The exercise :: Restate each line of the listing exactly, without carrying over any pictures.

Dataset extract ::
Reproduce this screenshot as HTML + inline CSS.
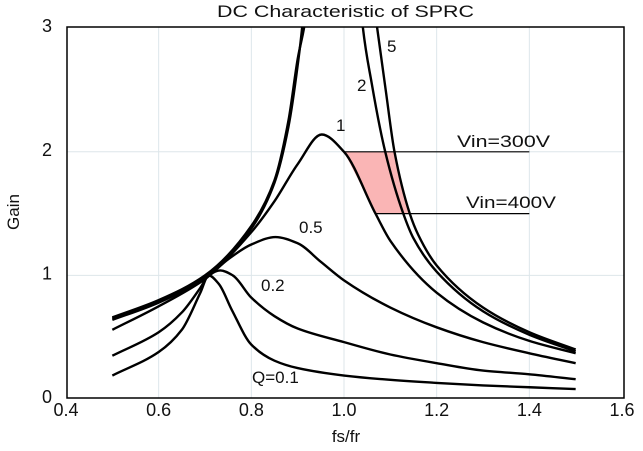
<!DOCTYPE html>
<html><head><meta charset="utf-8"><style>
html,body{margin:0;padding:0;background:#fff;width:643px;height:451px;overflow:hidden}
svg text{font-family:"Liberation Sans",sans-serif;fill:#111}
</style></head><body>
<svg id="chart" width="643" height="451" viewBox="0 0 643 451" xmlns="http://www.w3.org/2000/svg">
<defs><clipPath id="pc"><rect x="67" y="27" width="557" height="371"/></clipPath></defs>
<text x="217" y="17" font-size="17" textLength="257" lengthAdjust="spacingAndGlyphs">DC Characteristic of SPRC</text>
<g id="grid"></g>
<path id="region" fill="#f9a8a8" opacity="0.85"/>
<g id="curves" clip-path="url(#pc)"></g>
<g id="vlines"></g>
<rect x="67" y="27" width="557" height="371" fill="none" stroke="#000" stroke-width="1.5"/>
<g id="ticks"></g>
<text x="346" y="442" font-size="17" text-anchor="middle">fs/fr</text>
<text x="19" y="212" font-size="17" text-anchor="middle" transform="rotate(-90 19 212)">Gain</text>
<text x="387" y="52" font-size="17">5</text>
<text x="357" y="91" font-size="17">2</text>
<text x="336" y="131" font-size="17">1</text>
<text x="299" y="233" font-size="17">0.5</text>
<text x="261" y="291" font-size="17">0.2</text>
<text x="252" y="383" font-size="17">Q=0.1</text>
<text x="457" y="147" font-size="17" textLength="93" lengthAdjust="spacingAndGlyphs">Vin=300V</text>
<text x="466" y="208" font-size="17" textLength="90" lengthAdjust="spacingAndGlyphs">Vin=400V</text>
</svg>
<script>
const xTicks=[0.4,0.6,0.8,1.0,1.2,1.4,1.6];
const xTickLabels=["0.4","0.6","0.8","1.0","1.2","1.4","1.6"];
const yTicks=[0,1,2,3];
const yTickLabels=["0","1","2","3"];
const q01x=[0.5,0.6,0.65,0.69,0.708,0.73,0.758,0.8,0.85,0.9,1.0,1.1,1.2,1.3,1.4,1.5];
const q01y=[0.19,0.38,0.56,0.86,1.0,0.93,0.72,0.44,0.31,0.25,0.19,0.155,0.13,0.11,0.095,0.08];
const q02x=[0.5,0.6,0.65,0.69,0.708,0.733,0.76,0.8,0.85,0.9,1.0,1.1,1.2,1.3,1.4,1.5];
const q02y=[0.35,0.54,0.7,0.9,1.0,1.04,1.0,0.82,0.67,0.57,0.46,0.36,0.29,0.23,0.2,0.16];
const q05x=[0.5,0.6,0.7,0.75,0.8,0.852,0.9,0.95,1.0,1.1,1.2,1.3,1.4,1.5];
const q05y=[0.56,0.75,0.97,1.13,1.25,1.31,1.26,1.11,0.96,0.74,0.58,0.46,0.37,0.29];
const q1x=[0.5,0.6,0.7,0.8,0.85,0.9,0.952,1.0,1.068,1.1,1.2,1.3,1.4,1.5];
const q1y=[0.64,0.78,0.98,1.35,1.6,1.9,2.14,2.0,1.5,1.28,0.86,0.62,0.47,0.37];
const q2x=[0.5,0.6,0.7,0.8,0.85,0.88,0.9,0.912,0.92,1.03,1.038,1.06,1.089,1.128,1.15,1.2,1.3,1.4,1.5];
const q2y=[0.65,0.79,0.99,1.38,1.75,2.2,2.7,3.1,3.6,3.6,3.1,2.55,2.0,1.5,1.3,1.03,0.71,0.52,0.385];
const q5x=[0.5,0.6,0.7,0.8,0.85,0.88,0.9,0.918,0.93,1.05,1.068,1.09,1.109,1.142,1.16,1.2,1.3,1.4,1.5];
const q5y=[0.66,0.8,1.0,1.4,1.77,2.25,2.75,3.1,3.6,3.6,3.1,2.5,2.0,1.5,1.33,1.08,0.74,0.54,0.40];
const regionX=[1.0,1.109,1.142,1.068];
const regionY=[2.0,2.0,1.5,1.5];
const refX1=[1.0,1.068];const refX2=[1.4,1.4];const refY=[2.0,1.5];

const NS="http://www.w3.org/2000/svg";
const X=v=>66+(v-0.4)/1.2*556;
const Y=v=>399-v*123.6;
function mk(t,a,p){const e=document.createElementNS(NS,t);for(const k in a)e.setAttribute(k,a[k]);p.appendChild(e);return e;}
const grid=document.getElementById('grid'),ticks=document.getElementById('ticks');
xTicks.forEach((v,i)=>{
 if(i>0&&i<xTicks.length-1){const l=mk('line',{x1:X(v),x2:X(v),y1:27,y2:398,stroke:'#dde6ea','stroke-width':1},grid);
 
 }
 const t=mk('text',{x:X(v),y:416,'font-size':18,'text-anchor':'middle'},ticks);t.textContent=xTickLabels[i];
 
 
});
yTicks.forEach((v,i)=>{
 if(v>0&&v<3){const l=mk('line',{x1:67,x2:624,y1:Y(v),y2:Y(v),stroke:'#dde6ea','stroke-width':1},grid);
 
 }
 const t=mk('text',{x:52,y:Y(v)+4,'font-size':18,'text-anchor':'end'},ticks);t.textContent=yTickLabels[i];
 
 
});
// monotone cubic (Fritsch-Carlson) in pixel space
function smooth(xs,ys){const px=xs.map(X),py=ys.map(Y),n=px.length;
 const d=[],m=[];for(let i=0;i<n-1;i++)d.push((py[i+1]-py[i])/(px[i+1]-px[i]));
 m[0]=d[0];m[n-1]=d[n-2];
 for(let i=1;i<n-1;i++){if(d[i-1]*d[i]<=0)m[i]=0;else{const w1=2*(px[i+1]-px[i])+(px[i]-px[i-1]),w2=(px[i+1]-px[i])+2*(px[i]-px[i-1]);m[i]=(w1+w2)/(w1/d[i-1]+w2/d[i]);}}
 let s='M'+px[0]+','+py[0];
 for(let i=0;i<n-1;i++){const h=(px[i+1]-px[i])/3;
  s+=' C'+(px[i]+h)+','+(py[i]+m[i]*h)+' '+(px[i+1]-h)+','+(py[i+1]-m[i+1]*h)+' '+px[i+1]+','+py[i+1];}
 return s;}
const cg=document.getElementById('curves');
[[q01x,q01y,'curve-q0.1'],[q02x,q02y,'curve-q0.2'],[q05x,q05y,'curve-q0.5'],[q1x,q1y,'curve-q1'],[q2x,q2y,'curve-q2'],[q5x,q5y,'curve-q5']].forEach(s=>{
 const p=mk('path',{d:smooth(s[0],s[1]),fill:'none',stroke:'#000','stroke-width':2.4},cg);
 
 
});
document.getElementById('region').setAttribute('d','M'+regionX.map((x,i)=>X(x)+','+Y(regionY[i])).join(' L')+' Z');
const vl=document.getElementById('vlines');
refY.forEach((v,i)=>{const l=mk('line',{x1:X(refX1[i]),x2:X(refX2[i]),y1:Y(v),y2:Y(v),stroke:'#000','stroke-width':1.2},vl);
 
 });
</script>
</body></html>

Response ::
Reproduce this screenshot as HTML + inline CSS.
<!DOCTYPE html>
<html><head><meta charset="utf-8"><style>
html,body{margin:0;padding:0;background:#fff;width:643px;height:451px;overflow:hidden}
svg text{font-family:"Liberation Sans",sans-serif;fill:#111}
</style></head><body>
<svg id="chart" width="643" height="451" viewBox="0 0 643 451" xmlns="http://www.w3.org/2000/svg">
<defs><clipPath id="pc"><rect x="67" y="27" width="557" height="371"/></clipPath></defs>
<text x="217" y="17" font-size="17" textLength="257" lengthAdjust="spacingAndGlyphs">DC Characteristic of SPRC</text>
<g id="grid"></g>
<path id="region" fill="#f9a8a8" opacity="0.85"/>
<g id="curves" clip-path="url(#pc)"></g>
<g id="vlines"></g>
<rect x="67" y="27" width="557" height="371" fill="none" stroke="#000" stroke-width="1.5"/>
<g id="ticks"></g>
<text x="346" y="442" font-size="17" text-anchor="middle">fs/fr</text>
<text x="19" y="212" font-size="17" text-anchor="middle" transform="rotate(-90 19 212)">Gain</text>
<text x="387" y="52" font-size="17">5</text>
<text x="357" y="91" font-size="17">2</text>
<text x="336" y="131" font-size="17">1</text>
<text x="299" y="233" font-size="17">0.5</text>
<text x="261" y="291" font-size="17">0.2</text>
<text x="252" y="383" font-size="17">Q=0.1</text>
<text x="457" y="147" font-size="17" textLength="93" lengthAdjust="spacingAndGlyphs">Vin=300V</text>
<text x="466" y="208" font-size="17" textLength="90" lengthAdjust="spacingAndGlyphs">Vin=400V</text>
</svg>
<script>
const xTicks=[0.4,0.6,0.8,1.0,1.2,1.4,1.6];
const xTickLabels=["0.4","0.6","0.8","1.0","1.2","1.4","1.6"];
const yTicks=[0,1,2,3];
const yTickLabels=["0","1","2","3"];
const q01x=[0.5,0.6,0.65,0.69,0.708,0.73,0.758,0.8,0.85,0.9,1.0,1.1,1.2,1.3,1.4,1.5];
const q01y=[0.19,0.38,0.56,0.86,1.0,0.93,0.72,0.44,0.31,0.25,0.19,0.155,0.13,0.11,0.095,0.08];
const q02x=[0.5,0.6,0.65,0.69,0.708,0.733,0.76,0.8,0.85,0.9,1.0,1.1,1.2,1.3,1.4,1.5];
const q02y=[0.35,0.54,0.7,0.9,1.0,1.04,1.0,0.82,0.67,0.57,0.46,0.36,0.29,0.23,0.2,0.16];
const q05x=[0.5,0.6,0.7,0.75,0.8,0.852,0.9,0.95,1.0,1.1,1.2,1.3,1.4,1.5];
const q05y=[0.56,0.75,0.97,1.13,1.25,1.31,1.26,1.11,0.96,0.74,0.58,0.46,0.37,0.29];
const q1x=[0.5,0.6,0.7,0.8,0.85,0.9,0.952,1.0,1.068,1.1,1.2,1.3,1.4,1.5];
const q1y=[0.64,0.78,0.98,1.35,1.6,1.9,2.14,2.0,1.5,1.28,0.86,0.62,0.47,0.37];
const q2x=[0.5,0.6,0.7,0.8,0.85,0.88,0.9,0.912,0.92,1.03,1.038,1.06,1.089,1.128,1.15,1.2,1.3,1.4,1.5];
const q2y=[0.65,0.79,0.99,1.38,1.75,2.2,2.7,3.1,3.6,3.6,3.1,2.55,2.0,1.5,1.3,1.03,0.71,0.52,0.385];
const q5x=[0.5,0.6,0.7,0.8,0.85,0.88,0.9,0.918,0.93,1.05,1.068,1.09,1.109,1.142,1.16,1.2,1.3,1.4,1.5];
const q5y=[0.66,0.8,1.0,1.4,1.77,2.25,2.75,3.1,3.6,3.6,3.1,2.5,2.0,1.5,1.33,1.08,0.74,0.54,0.40];
const regionX=[1.0,1.109,1.142,1.068];
const regionY=[2.0,2.0,1.5,1.5];
const refX1=[1.0,1.068];const refX2=[1.4,1.4];const refY=[2.0,1.5];

const NS="http://www.w3.org/2000/svg";
const X=v=>66+(v-0.4)/1.2*556;
const Y=v=>399-v*123.6;
function mk(t,a,p){const e=document.createElementNS(NS,t);for(const k in a)e.setAttribute(k,a[k]);p.appendChild(e);return e;}
const grid=document.getElementById('grid'),ticks=document.getElementById('ticks');
xTicks.forEach((v,i)=>{
 if(i>0&&i<xTicks.length-1){const l=mk('line',{x1:X(v),x2:X(v),y1:27,y2:398,stroke:'#dde6ea','stroke-width':1},grid);
 
 }
 const t=mk('text',{x:X(v),y:416,'font-size':18,'text-anchor':'middle'},ticks);t.textContent=xTickLabels[i];
 
 
});
yTicks.forEach((v,i)=>{
 if(v>0&&v<3){const l=mk('line',{x1:67,x2:624,y1:Y(v),y2:Y(v),stroke:'#dde6ea','stroke-width':1},grid);
 
 }
 const t=mk('text',{x:52,y:Y(v)+4,'font-size':18,'text-anchor':'end'},ticks);t.textContent=yTickLabels[i];
 
 
});
// monotone cubic (Fritsch-Carlson) in pixel space
function smooth(xs,ys){const px=xs.map(X),py=ys.map(Y),n=px.length;
 const d=[],m=[];for(let i=0;i<n-1;i++)d.push((py[i+1]-py[i])/(px[i+1]-px[i]));
 m[0]=d[0];m[n-1]=d[n-2];
 for(let i=1;i<n-1;i++){if(d[i-1]*d[i]<=0)m[i]=0;else{const w1=2*(px[i+1]-px[i])+(px[i]-px[i-1]),w2=(px[i+1]-px[i])+2*(px[i]-px[i-1]);m[i]=(w1+w2)/(w1/d[i-1]+w2/d[i]);}}
 let s='M'+px[0]+','+py[0];
 for(let i=0;i<n-1;i++){const h=(px[i+1]-px[i])/3;
  s+=' C'+(px[i]+h)+','+(py[i]+m[i]*h)+' '+(px[i+1]-h)+','+(py[i+1]-m[i+1]*h)+' '+px[i+1]+','+py[i+1];}
 return s;}
const cg=document.getElementById('curves');
[[q01x,q01y,'curve-q0.1'],[q02x,q02y,'curve-q0.2'],[q05x,q05y,'curve-q0.5'],[q1x,q1y,'curve-q1'],[q2x,q2y,'curve-q2'],[q5x,q5y,'curve-q5']].forEach(s=>{
 const p=mk('path',{d:smooth(s[0],s[1]),fill:'none',stroke:'#000','stroke-width':2.4},cg);
 
 
});
document.getElementById('region').setAttribute('d','M'+regionX.map((x,i)=>X(x)+','+Y(regionY[i])).join(' L')+' Z');
const vl=document.getElementById('vlines');
refY.forEach((v,i)=>{const l=mk('line',{x1:X(refX1[i]),x2:X(refX2[i]),y1:Y(v),y2:Y(v),stroke:'#000','stroke-width':1.2},vl);
 
 });
</script>
</body></html>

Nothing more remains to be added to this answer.